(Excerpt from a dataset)
— start —

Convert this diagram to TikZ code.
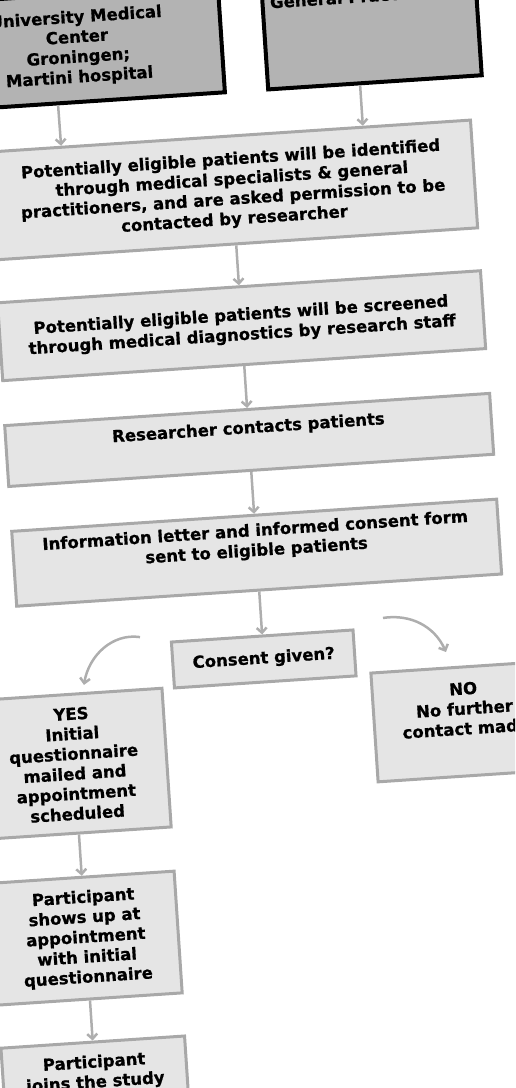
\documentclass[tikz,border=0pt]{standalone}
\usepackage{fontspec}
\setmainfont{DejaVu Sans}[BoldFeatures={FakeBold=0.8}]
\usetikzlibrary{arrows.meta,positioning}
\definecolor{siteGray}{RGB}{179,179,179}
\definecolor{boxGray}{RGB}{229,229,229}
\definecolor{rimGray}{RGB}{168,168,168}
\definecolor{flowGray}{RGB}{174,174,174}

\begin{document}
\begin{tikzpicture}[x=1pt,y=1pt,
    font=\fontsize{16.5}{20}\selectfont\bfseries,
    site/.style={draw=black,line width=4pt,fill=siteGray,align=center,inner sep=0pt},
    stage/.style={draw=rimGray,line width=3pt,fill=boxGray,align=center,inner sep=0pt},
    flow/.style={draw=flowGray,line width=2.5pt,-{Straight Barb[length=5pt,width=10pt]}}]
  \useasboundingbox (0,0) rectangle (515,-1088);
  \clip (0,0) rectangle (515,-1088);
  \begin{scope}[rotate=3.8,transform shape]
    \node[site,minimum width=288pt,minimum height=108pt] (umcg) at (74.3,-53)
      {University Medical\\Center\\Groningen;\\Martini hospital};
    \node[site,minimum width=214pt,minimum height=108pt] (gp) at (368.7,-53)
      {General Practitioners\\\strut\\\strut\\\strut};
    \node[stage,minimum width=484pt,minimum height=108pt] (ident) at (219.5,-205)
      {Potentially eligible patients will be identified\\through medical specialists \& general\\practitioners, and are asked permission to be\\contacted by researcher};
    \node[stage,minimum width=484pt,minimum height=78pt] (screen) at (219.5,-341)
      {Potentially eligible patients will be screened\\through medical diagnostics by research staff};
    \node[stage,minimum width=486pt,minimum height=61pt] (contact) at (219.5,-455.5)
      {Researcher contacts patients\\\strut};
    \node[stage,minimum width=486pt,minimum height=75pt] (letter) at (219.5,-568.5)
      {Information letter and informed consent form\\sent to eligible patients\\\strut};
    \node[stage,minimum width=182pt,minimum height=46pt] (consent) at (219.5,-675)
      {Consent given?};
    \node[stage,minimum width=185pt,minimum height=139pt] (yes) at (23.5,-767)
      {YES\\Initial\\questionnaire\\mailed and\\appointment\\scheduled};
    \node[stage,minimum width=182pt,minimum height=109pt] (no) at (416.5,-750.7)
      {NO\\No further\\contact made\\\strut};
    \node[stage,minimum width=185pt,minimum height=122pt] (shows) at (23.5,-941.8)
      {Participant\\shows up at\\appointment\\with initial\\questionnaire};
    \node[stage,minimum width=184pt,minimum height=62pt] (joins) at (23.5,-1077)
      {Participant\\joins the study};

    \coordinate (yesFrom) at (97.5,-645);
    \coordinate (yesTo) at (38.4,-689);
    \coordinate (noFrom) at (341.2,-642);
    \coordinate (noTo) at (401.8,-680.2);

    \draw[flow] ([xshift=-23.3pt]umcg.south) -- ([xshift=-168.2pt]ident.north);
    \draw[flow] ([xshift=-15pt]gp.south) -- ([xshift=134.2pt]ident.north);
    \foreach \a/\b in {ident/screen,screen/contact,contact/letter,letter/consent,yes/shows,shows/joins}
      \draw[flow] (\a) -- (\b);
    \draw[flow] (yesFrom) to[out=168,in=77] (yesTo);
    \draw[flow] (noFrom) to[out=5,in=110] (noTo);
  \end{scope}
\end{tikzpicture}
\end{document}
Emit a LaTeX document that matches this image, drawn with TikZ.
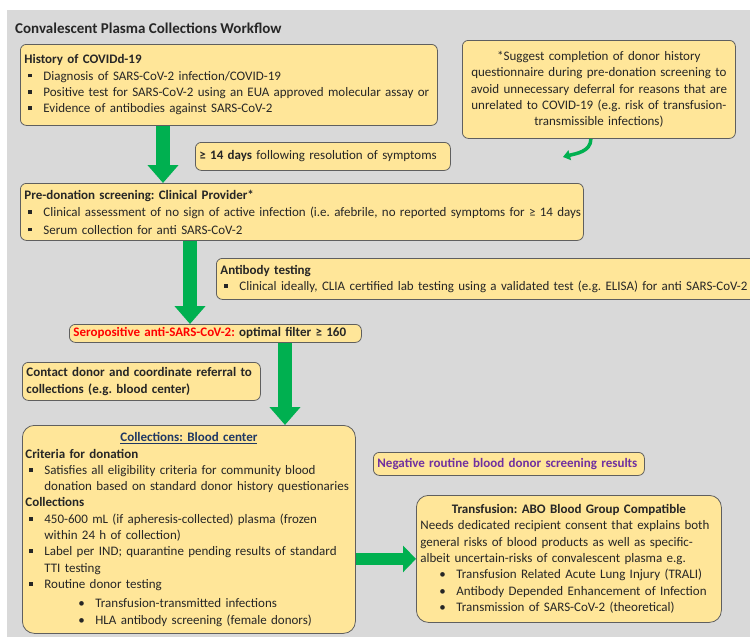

— end —

→ Problem description
Strip out the pictures and quote the remaining data word for word.

→ Worked solution
Convert this diagram to TikZ code.
\documentclass[tikz,border=0pt]{standalone}
\usepackage{fontspec}
\setmainfont{DejaVu Sans}[BoldFeatures={FakeBold=0.8}]
\usetikzlibrary{arrows.meta,positioning}
\definecolor{siteGray}{RGB}{179,179,179}
\definecolor{boxGray}{RGB}{229,229,229}
\definecolor{rimGray}{RGB}{168,168,168}
\definecolor{flowGray}{RGB}{174,174,174}

\begin{document}
\begin{tikzpicture}[x=1pt,y=1pt,
    font=\fontsize{16.5}{20}\selectfont\bfseries,
    site/.style={draw=black,line width=4pt,fill=siteGray,align=center,inner sep=0pt},
    stage/.style={draw=rimGray,line width=3pt,fill=boxGray,align=center,inner sep=0pt},
    flow/.style={draw=flowGray,line width=2.5pt,-{Straight Barb[length=5pt,width=10pt]}}]
  \useasboundingbox (0,0) rectangle (515,-1088);
  \clip (0,0) rectangle (515,-1088);
  \begin{scope}[rotate=3.8,transform shape]
    \node[site,minimum width=288pt,minimum height=108pt] (umcg) at (74.3,-53)
      {University Medical\\Center\\Groningen;\\Martini hospital};
    \node[site,minimum width=214pt,minimum height=108pt] (gp) at (368.7,-53)
      {General Practitioners\\\strut\\\strut\\\strut};
    \node[stage,minimum width=484pt,minimum height=108pt] (ident) at (219.5,-205)
      {Potentially eligible patients will be identified\\through medical specialists \& general\\practitioners, and are asked permission to be\\contacted by researcher};
    \node[stage,minimum width=484pt,minimum height=78pt] (screen) at (219.5,-341)
      {Potentially eligible patients will be screened\\through medical diagnostics by research staff};
    \node[stage,minimum width=486pt,minimum height=61pt] (contact) at (219.5,-455.5)
      {Researcher contacts patients\\\strut};
    \node[stage,minimum width=486pt,minimum height=75pt] (letter) at (219.5,-568.5)
      {Information letter and informed consent form\\sent to eligible patients\\\strut};
    \node[stage,minimum width=182pt,minimum height=46pt] (consent) at (219.5,-675)
      {Consent given?};
    \node[stage,minimum width=185pt,minimum height=139pt] (yes) at (23.5,-767)
      {YES\\Initial\\questionnaire\\mailed and\\appointment\\scheduled};
    \node[stage,minimum width=182pt,minimum height=109pt] (no) at (416.5,-750.7)
      {NO\\No further\\contact made\\\strut};
    \node[stage,minimum width=185pt,minimum height=122pt] (shows) at (23.5,-941.8)
      {Participant\\shows up at\\appointment\\with initial\\questionnaire};
    \node[stage,minimum width=184pt,minimum height=62pt] (joins) at (23.5,-1077)
      {Participant\\joins the study};

    \coordinate (yesFrom) at (97.5,-645);
    \coordinate (yesTo) at (38.4,-689);
    \coordinate (noFrom) at (341.2,-642);
    \coordinate (noTo) at (401.8,-680.2);

    \draw[flow] ([xshift=-23.3pt]umcg.south) -- ([xshift=-168.2pt]ident.north);
    \draw[flow] ([xshift=-15pt]gp.south) -- ([xshift=134.2pt]ident.north);
    \foreach \a/\b in {ident/screen,screen/contact,contact/letter,letter/consent,yes/shows,shows/joins}
      \draw[flow] (\a) -- (\b);
    \draw[flow] (yesFrom) to[out=168,in=77] (yesTo);
    \draw[flow] (noFrom) to[out=5,in=110] (noTo);
  \end{scope}
\end{tikzpicture}
\end{document}
Emit a LaTeX document that matches this image, drawn with TikZ.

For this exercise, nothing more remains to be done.